To acknowledge the exceptional contributions of Dr Shen, the Hong Kong Special Administrative Region (HKSAR) Government awarded him the Chief Executive’s Commendation for Community Service in 1999, followed by the Medal of Honour in 2006, and the Bronze Bauhinia Star in 2011. Furthermore, since 2000 Dr Shen has repeatedly received the Hongkong Bank Foundation Coaching Awards in Cycling. He was also invited to serve as a member of the Elite Sports Committee under the HKSAR Home Affairs Bureau, devoting his time and energy to the development of strategies and long-term objectives for elite athlete training programmes in Hong Kong.
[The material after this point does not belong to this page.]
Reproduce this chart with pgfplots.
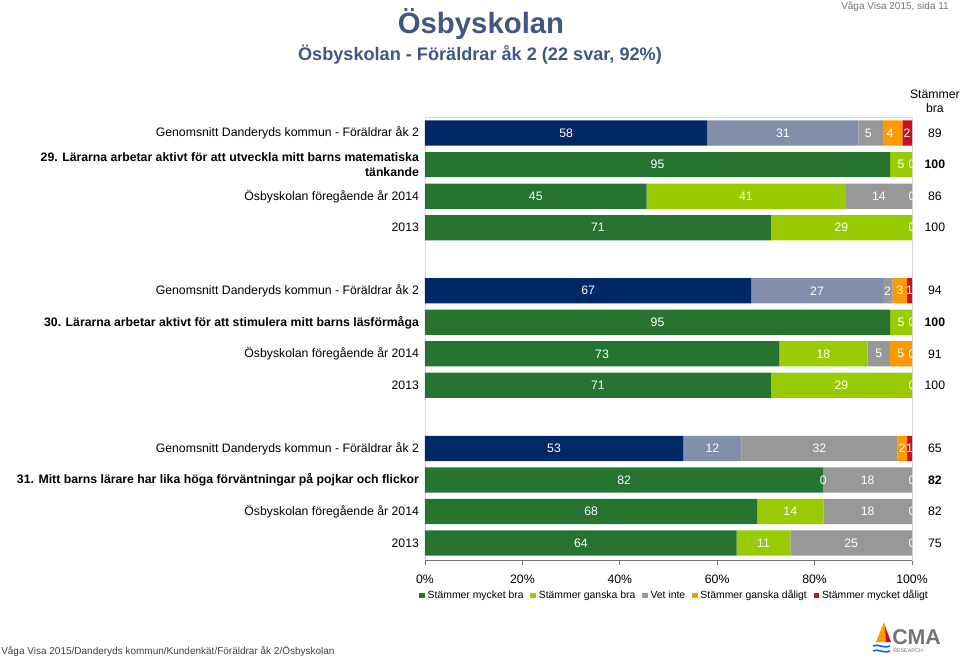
\documentclass[border=0pt]{standalone}
\usepackage{fontspec}
\setmainfont{Liberation Sans}
\usepackage{pgfplots}
\pgfplotsset{compat=1.18}
\usepackage{pgfplotstable}
\definecolor{dgreen}{RGB}{38,116,48}
\definecolor{lgreen}{RGB}{153,204,0}
\definecolor{navy}{RGB}{0,40,100}
\definecolor{slate}{RGB}{130,142,172}
\definecolor{vgray}{RGB}{152,152,152}
\definecolor{vorange}{RGB}{255,153,0}
\definecolor{vred}{RGB}{200,16,30}
\definecolor{titleblue}{RGB}{63,87,130}
\definecolor{borderg}{RGB}{217,217,217}

\pgfplotstableread{
row navy dg slate lg gray orange red
0 58 0 31 0 5 4 2
1 0 95.5 0 4.5 0 0 0
2 0 45.5 0 40.9 13.6 0 0
3 0 71 0 29 0 0 0
5 67 0 27 0 2 3 1
6 0 95.5 0 4.5 0 0 0
7 0 72.7 0 18.2 4.55 4.55 0
8 0 71 0 29 0 0 0
10 53 0 12 0 32 2 1
11 0 81.8 0 0 18.2 0 0
12 0 68.2 0 13.6 18.2 0 0
13 0 64 0 11 25 0 0
}\data

\pgfplotstableread{
x y lab
29 0 58
73.5 0 31
91 0 5
95.5 0 4
99 0 2
47.75 1 95
97.75 1 5
100 1 0
22.75 2 45
65.9 2 41
93.2 2 14
100 2 0
35.5 3 71
85.5 3 29
100 3 0
33.5 5 67
80.5 5 27
95 5 2
97.5 5 3
99.5 5 1
47.75 6 95
97.75 6 5
100 6 0
36.35 7 73
81.8 7 18
93.2 7 5
97.7 7 5
100 7 0
35.5 8 71
85.5 8 29
100 8 0
26.5 10 53
59 10 12
81 10 32
98 10 2
99.5 10 1
40.9 11 82
81.8 11 0
90.9 11 18
100 11 0
34.1 12 68
75 12 14
90.9 12 18
100 12 0
32 13 64
69.5 13 11
87.5 13 25
100 13 0
}\labels

\pgfplotstableread{
x y lab
104.7 0 89
104.7 2 86
104.7 3 100
104.7 5 94
104.7 7 91
104.7 8 100
104.7 10 65
104.7 12 82
104.7 13 75
}\totals

\pgfplotstableread{
x y lab
104.7 1 100
104.7 6 100
104.7 11 82
}\totalsbold

\begin{document}
\begin{tikzpicture}
\begin{scope}[x=0.75pt,y=-0.75pt]
\path[use as bounding box] (0,0) rectangle (960,660);
\node[font=\fontsize{22}{26}\selectfont\bfseries, text=titleblue] at (481,24) {Ösbyskolan};
\node[font=\fontsize{13.6}{16}\selectfont\bfseries, text=titleblue] at (480,55) {Ösbyskolan - Föräldrar åk 2 (22 svar, 92\%)};
\node[font=\fontsize{7.5}{9}\selectfont, text=black!55, anchor=east, inner sep=0pt] at (949,7) {Våga Visa 2015, sida 11};
\node[font=\fontsize{7.5}{9}\selectfont, text=black!75, anchor=west, inner sep=0pt] at (1,651) {Våga Visa 2015/Danderyds kommun/Kundenkät/Föräldrar åk 2/Ösbyskolan};
% logo
\fill[vorange] (884,622) -- (876,642) -- (889,642) -- cycle;
\fill[vred] (885,626) -- (891,642) -- (886,642) -- cycle;
\draw[blue!60!cyan, line width=1.2pt] (873,646) .. controls (878,643) and (883,649) .. (890,646);
\draw[blue!60!cyan, line width=1.2pt] (873,651) .. controls (878,648) and (883,654) .. (890,651);
\node[font=\fontsize{16}{18}\selectfont\bfseries, text=black!55, anchor=west, inner sep=0pt] at (892,637) {CMA};
\node[font=\fontsize{4}{5}\selectfont, text=black!55, anchor=west, inner sep=0pt] at (893,651) {RESEARCH};
\end{scope}

\begin{axis}[
  at={(318.75pt,-420pt)}, anchor=south west,
  scale only axis, width=365.25pt, height=332.25pt,
  xbar stacked, bar width=0.8,
  xmin=0, xmax=100, ymin=-0.51, ymax=13.54, y dir=reverse,
  axis line style={draw=borderg},
  xtick={0,20,...,100},
  xticklabel={\pgfmathprintnumber{\tick}\%},
  /pgf/number format/assume math mode=true,
  xtick pos=left, xtick align=outside,
  major tick length=4pt,
  xtick style={draw=black!55, line width=0.6pt},
  xticklabel style={font=\fontsize{9.2}{10}\selectfont, yshift=-3.5pt},
  ytick={0,1,2,3,5,6,7,8,10,11,12,13},
  yticklabels={
    {Genomsnitt Danderyds kommun - Föräldrar åk 2},
    {\textbf{29. Lärarna arbetar aktivt för att utveckla mitt barns matematiska}\\\textbf{tänkande}},
    {Ösbyskolan föregående år 2014},
    {2013},
    {Genomsnitt Danderyds kommun - Föräldrar åk 2},
    {\textbf{30. Lärarna arbetar aktivt för att stimulera mitt barns läsförmåga}},
    {Ösbyskolan föregående år 2014},
    {2013},
    {Genomsnitt Danderyds kommun - Föräldrar åk 2},
    {\textbf{31. Mitt barns lärare har lika höga förväntningar på pojkar och flickor}},
    {Ösbyskolan föregående år 2014},
    {2013}},
  ytick style={draw=none},
  yticklabel style={font=\fontsize{9.2}{11}\selectfont, align=right, xshift=-1pt},
]
\addplot[fill=navy, draw=none] table[x=navy, y=row] {\data};
\addplot[fill=dgreen, draw=none] table[x=dg, y=row] {\data};
\addplot[fill=slate, draw=none] table[x=slate, y=row] {\data};
\addplot[fill=lgreen, draw=none] table[x=lg, y=row] {\data};
\addplot[fill=vgray, draw=none] table[x=gray, y=row] {\data};
\addplot[fill=vorange, draw=none] table[x=orange, y=row] {\data};
\addplot[fill=vred, draw=none] table[x=red, y=row] {\data};
\draw[black!55, line width=0.6pt] (rel axis cs:0,0) -- (rel axis cs:1,0);
\end{axis}

\begin{axis}[
  at={(318.75pt,-420pt)}, anchor=south west,
  scale only axis, width=365.25pt, height=332.25pt,
  xmin=0, xmax=100, ymin=-0.51, ymax=13.54, y dir=reverse,
  hide axis, clip=false,
  legend style={at={(0.513,-0.08)}, anchor=center, draw=none, fill=none,
    legend columns=5, font=\fontsize{7.8}{9}\selectfont,
    /tikz/every even column/.append style={column sep=3pt},
    inner sep=0pt},
  legend image code/.code={\fill[#1] (0pt,-2.2pt) rectangle (4.4pt,2.2pt);},
]
\addplot[forget plot, draw=none, mark=none, nodes near coords, point meta=explicit symbolic,
  nodes near coords style={anchor=center, text=white, font=\fontsize{9.2}{10}\selectfont, inner sep=0pt}]
  table[x=x, y=y, meta=lab] {\labels};
\addplot[forget plot, draw=none, mark=none, nodes near coords, point meta=explicit symbolic,
  nodes near coords style={anchor=center, text=black, font=\fontsize{9.2}{10}\selectfont, inner sep=0pt}]
  table[x=x, y=y, meta=lab] {\totals};
\addplot[forget plot, draw=none, mark=none, nodes near coords, point meta=explicit symbolic,
  nodes near coords style={anchor=center, text=black, font=\fontsize{9.2}{10}\selectfont\bfseries, inner sep=0pt}]
  table[x=x, y=y, meta=lab] {\totalsbold};
\node[align=center, font=\fontsize{9.2}{10.5}\selectfont, inner sep=0pt] at (axis cs:104.7,-1.0) {Stämmer\\bra};
\addlegendimage{fill=dgreen, draw=none}
\addlegendentry{Stämmer mycket bra}
\addlegendimage{fill=lgreen, draw=none}
\addlegendentry{Stämmer ganska bra}
\addlegendimage{fill=vgray, draw=none}
\addlegendentry{Vet inte}
\addlegendimage{fill=vorange, draw=none}
\addlegendentry{Stämmer ganska dåligt}
\addlegendimage{fill=vred, draw=none}
\addlegendentry{Stämmer mycket dåligt}
\end{axis}
\end{tikzpicture}
\end{document}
Mr Chairman, Dr Shen is not only an outstanding cycling athlete but also an ingenious coach. He applies technological means to help raise the sport. He trains athletes through sharing his battle-hard experiences. To that end, he has served the nation well and helped bring honour to his motherland. His contributions to the cycling sports are exemplary and the dazzling accomplishments of the athletes under his tutorship speak volumes about his efforts. The training style of Dr Shen is strict but superb, and he is deeply trusted and respected by his students. For many years, he has been selflessly championing the novice athletes in Hong Kong. He is the Bole of star athletes, passionately dedicating his service to, and passing both his valuable knowledge and counsel on, the young cyclists. The relationship between mentor and protégés can be vividly portrayed by the Chinese character cheng (承), which means ‘inheritance’. The outstanding students very often have a stern and demanding teacher behind them; and students and teacher will together bring about miraculous results in any field they participate in. Mr Chairman, in view of the aforesaid distinguished achievements of Dr Shen, it is my privilege to present to you Dr Shen Jinkang for the award of Doctor of Social Science, honoris causa.